Step-1: Volume dir has selinux type svirt_sandbox_file_t
# ls -Zl /var/lib/ | grep kubelet
drwxr-xr-x. 4 system_u:object_r:svirt_sandbox_file_t:s0 root root 31 Apr 22 00:40 kubelet
Step-2: Cluster does not need to use the 'SecurityContextDeny' admission controller
cat /etc/kubernetes/apiserver | grep KUBE_ADMISSION_CONTROL
KUBE_ADMISSION_CONTROL="--admission-control=NamespaceLifecycle,NamespaceExists,LimitRanger,ServiceAccount,ResourceQuota"

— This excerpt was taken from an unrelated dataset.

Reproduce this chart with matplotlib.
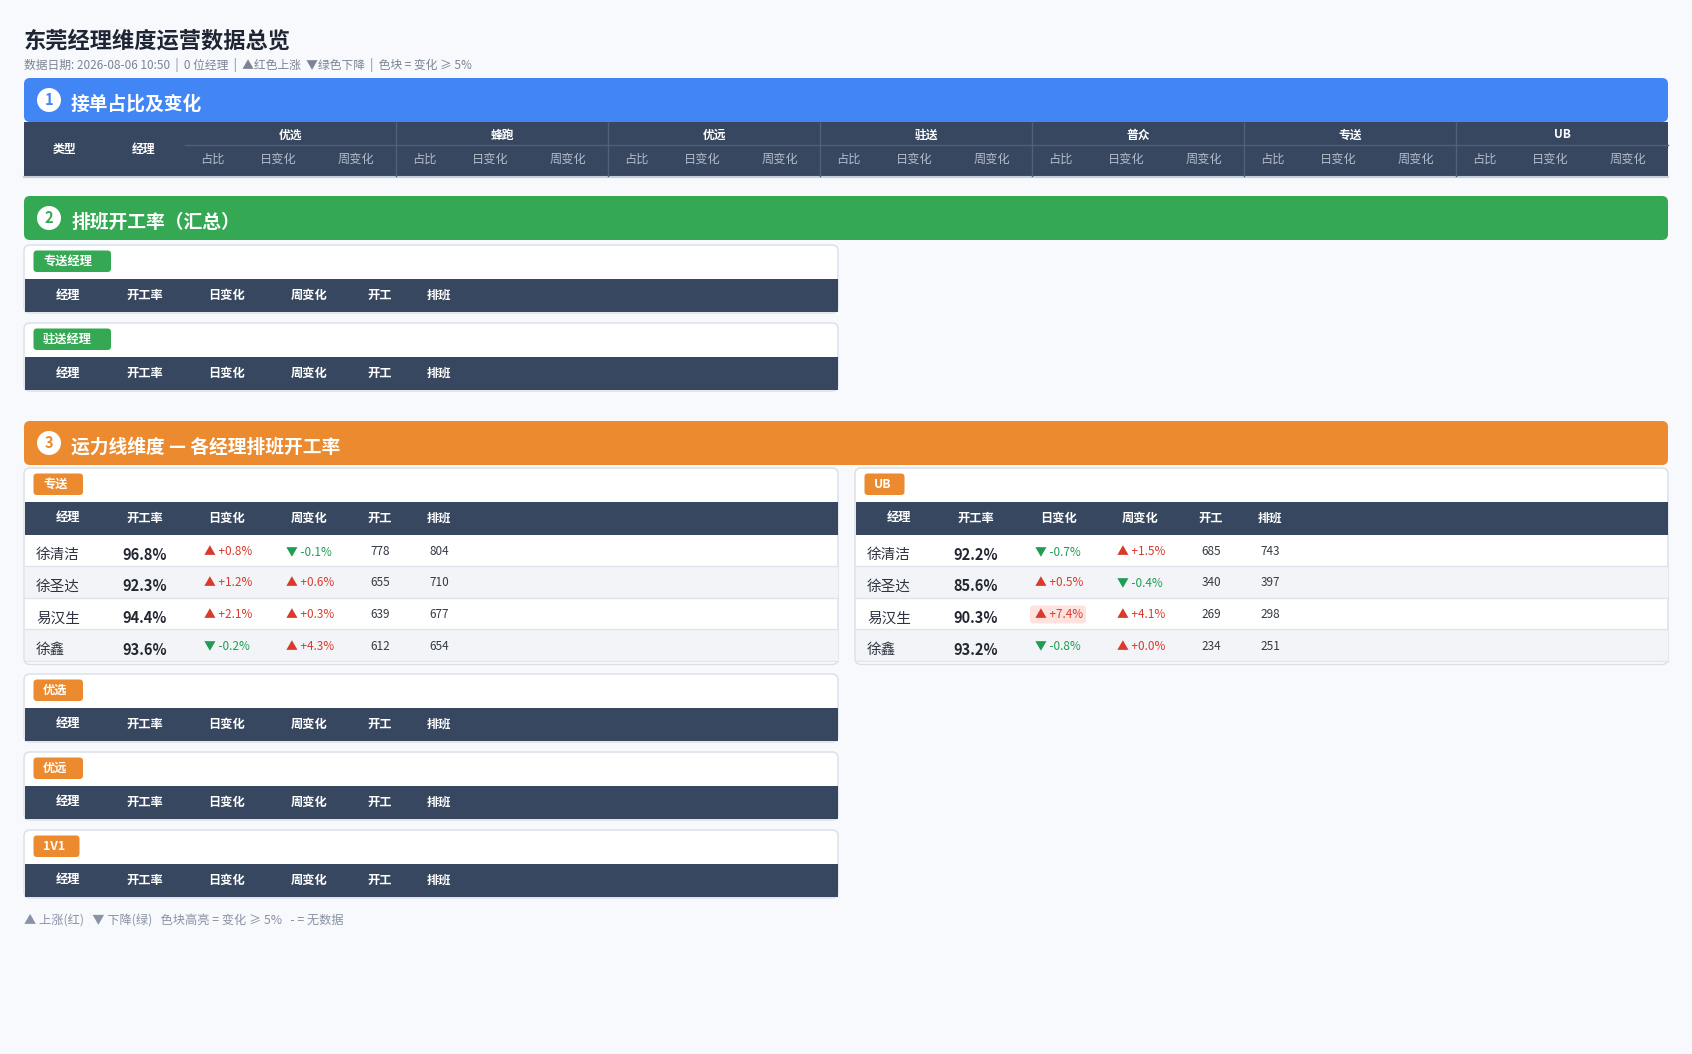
import matplotlib
matplotlib.use("Agg")
import matplotlib.pyplot as plt
from matplotlib.patches import FancyBboxPatch, Rectangle, Circle

plt.rcParams['font.family'] = ['Noto Sans CJK SC', 'DejaVu Sans']

# ---------------- data ----------------
title = "东莞经理维度运营数据总览"
subtitle = "数据日期: 2026-08-06 10:50  |  0 位经理  |  ▲红色上涨  ▼绿色下降  |  色块 = 变化 ≥ 5%"
footer = "▲ 上涨(红)   ▼ 下降(绿)   色块高亮 = 变化 ≥ 5%   - = 无数据"

sec_titles = ["接单占比及变化", "排班开工率（汇总）", "运力线维度 — 各经理排班开工率"]
share_groups = ["优选", "蜂跑", "优远", "驻送", "普众", "专送", "UB"]
share_sub = ["占比", "日变化", "周变化"]
summary_cards = ["专送经理", "驻送经理"]
table_cols = ["经理", "开工率", "日变化", "周变化", "开工", "排班"]

managers = ["徐清洁", "徐圣达", "易汉生", "徐鑫"]
zs_rate = [96.8, 92.3, 94.4, 93.6]
zs_day = [0.8, 1.2, 2.1, -0.2]
zs_week = [-0.1, 0.6, 0.3, 4.3]
zs_open = [778, 655, 639, 612]
zs_sched = [804, 710, 677, 654]

ub_rate = [92.2, 85.6, 90.3, 93.2]
ub_day = [-0.7, 0.5, 7.4, -0.8]
ub_week = [1.5, -0.4, 4.1, 0.0]
ub_open = [685, 340, 269, 234]
ub_sched = [743, 397, 298, 251]

empty_lines = ["优选", "优远", "1V1"]

# ---------------- style ----------------
W, H = 1692, 1054
BG = "#f7f9fc"
NAVY = "#37475f"
BLUE = "#4286f5"
GREEN = "#34a853"
ORANGE = "#eb8a2f"
BORDER = "#d9dee8"
ALT = "#f3f4f8"
RED = "#d93a2b"
DGREEN = "#1f9d55"

fig = plt.figure(figsize=(W / 100, H / 100), dpi=100, facecolor=BG)
ax = fig.add_axes([0, 0, 1, 1])
ax.set_xlim(0, W)
ax.set_ylim(H, 0)
ax.axis("off")
ax.set_facecolor(BG)


def box(x, y, w, h, fc, r=0, ec="none", lw=0, z=1):
    if r > 0:
        p = FancyBboxPatch((x, y), w, h, boxstyle=f"round,pad=0,rounding_size={r}",
                           fc=fc, ec=ec, lw=lw, zorder=z)
    else:
        p = Rectangle((x, y), w, h, fc=fc, ec=ec, lw=lw, zorder=z)
    ax.add_patch(p)


def txt(x, y, s, size=9, color="#333333", weight="normal", ha="left", z=5):
    ax.text(x, y, s, fontsize=size, color=color, fontweight=weight, ha=ha, va="center", zorder=z)


# ---------------- title ----------------
txt(24, 41, title, size=16, color="#1f2633", weight="bold")
txt(24, 65.5, subtitle, size=8.5, color="#7b8494")

LEFT, RIGHT = 24, 1668


def section(y, color, num, label):
    box(LEFT, y, RIGHT - LEFT, 44, color, r=6, z=2)
    ax.add_patch(Circle((49, y + 22), 12, fc="white", ec="none", zorder=3))
    txt(49, y + 22, str(num), size=10.5, color=color, weight="bold", ha="center", z=4)
    txt(71, y + 26, label, size=13.5, color="white", weight="bold", z=4)


# ---------------- section 1 ----------------
section(78, BLUE, 1, sec_titles[0])
ty0, ty1, ty2 = 122, 145, 176
box(LEFT, ty0, RIGHT - LEFT, ty2 - ty0, NAVY, z=3)
ax.plot([LEFT, RIGHT], [ty2 + 0.8, ty2 + 0.8], color="#c7cedb", lw=1.5, zorder=3)
txt(64, 149, "类型", size=8.5, color="white", weight="bold", ha="center")
txt(143.5, 149, "经理", size=8.5, color="#ffffff", weight="bold", ha="center")
gx0, gw = 184.5, (RIGHT - 184.5) / len(share_groups)
ax.plot([gx0, RIGHT], [ty1, ty1], color="#506078", lw=1, zorder=4)
for i, g in enumerate(share_groups):
    gx = gx0 + i * gw
    if i > 0:
        ax.plot([gx, gx], [ty0, ty2], color="#506078", lw=1, zorder=4)
    txt(gx + gw / 2, 135, g, size=8.5, color="white", weight="bold", ha="center")
    for off, s in zip([28, 94, 171.5], share_sub):
        txt(gx + off, 159.5, s, size=8.8, color="#b3bccb", ha="center")

# ---------------- cards ----------------
hdr_x = [44, 121, 203, 285, 356, 415]


def card(x, y, w, badge, bcolor, bw, rows=None):
    nrows = 0 if rows is None else len(rows[0])
    row_h = 31.6
    h = 68 + nrows * row_h + (2 if nrows else 0)
    box(x, y, w, h, "white", r=6, ec=BORDER, lw=1, z=2)
    box(x + 9.5, y + 5.5, bw, 21.5, bcolor, r=3.5, z=3)
    txt(x + 19, y + 16, badge, size=8.8, color="white", weight="bold", z=4)
    box(x + 0.5, y + 33.5, w - 1, 33, NAVY, z=3)
    for cx, c in zip(hdr_x, table_cols):
        txt(x + cx, y + 50, c, size=8.8, color="white", weight="bold", ha="center")
    if nrows:
        rate, day, week, op, sc = rows
        for i in range(nrows):
            ry = y + 66.5 + i * row_h
            if i % 2 == 1:
                box(x + 0.5, ry, w - 1, row_h, ALT, z=3)
            ax.plot([x + 0.5, x + w - 0.5], [ry + row_h, ry + row_h], color="#e1e4ec", lw=1, zorder=4)
            cy = ry + row_h / 2 + 1
            txt(x + 12, cy + 4, managers[i], size=10.5, color="#2d3440")
            txt(x + 121, cy + 3.5, f"{rate[i]:.1f}%", size=10.5, color="#222831", weight="bold", ha="center")
            for cx, v in ((180, day[i]), (262, week[i])):
                col = RED if v >= 0 else DGREEN
                s = ("▲ +" if v >= 0 else "▼ ") + f"{v:.1f}%"
                if abs(v) >= 5:
                    box(x + cx - 5, cy - 9, 56, 18, "#fde2df", r=3, z=4)
                txt(x + cx, cy, s, size=8.5, color=col, z=6)
            txt(x + 356, cy, str(op[i]), size=8.5, color="#333a44", ha="center")
            txt(x + 415, cy, str(sc[i]), size=8.5, color="#333a44", ha="center")
    return h


section(196, GREEN, 2, sec_titles[1])
card(LEFT, 245, 814, summary_cards[0], GREEN, 77.5)
card(LEFT, 323, 814, summary_cards[1], GREEN, 77.5)

section(421, ORANGE, 3, sec_titles[2])
card(LEFT, 468, 814, "专送", ORANGE, 49.5,
     rows=(zs_rate, zs_day, zs_week, zs_open, zs_sched))
card(855, 468, 813, "UB", ORANGE, 40,
     rows=(ub_rate, ub_day, ub_week, ub_open, ub_sched))

for top, name in zip([674, 752, 830], empty_lines):
    card(LEFT, top, 814, name, ORANGE, 49.5 if name != "1V1" else 46)

txt(24, 921, footer, size=8.8, color="#8a93a3")

fig.savefig("out.png", dpi=100, facecolor=BG)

Step-3: Explicitly set the parts of the selinux context that you want to be set, in the pod's security context
$ cat busybox.yaml
apiVersion: v1
kind: Pod
metadata:
name: busybox
namespace: default
spec:
containers:
- image: busybox
name: busybox
command:
- sleep
- "36000"
volumeMounts:
- name: storage
mountPath: /storage
securityContext:
seLinuxOptions:
level: "s0:c123,c456"
volumes:
- name: storage
emptyDir: {}
# docker inspect k8s_busybox.cd717296_busybox_default_05309069-0bca-11e6-9fd9-525400ed468d_3061e077 | grep -i mount
"MountLabel": "system_u:object_r:svirt_sandbox_file_t:s0:c123,c456",
# ls -Zl /var/lib/kubelet/pods/4f5704d4-0c8b-11e6-9056-5254006f8934/volumes/kubernetes.io~empty-dir/
total 0
drwxrwxrwx. 2 system_u:object_r:svirt_sandbox_file_t:s0:c123,c456 root root 6 Apr 27 11:18 storage
We need to put those in documents so user can refer.
@LalatenduMohanty, @kadel Since we have a workaround for this issue and it should be documented.
@praveenkumar I want to fix it before June 24th 2016 (most likely in vagrant-service-manager). Assigning it to myself.
@LalatenduMohanty this is mostly document side their is very small change required from kickstart file side and it should be done before 7June so can be part of 2.1 release.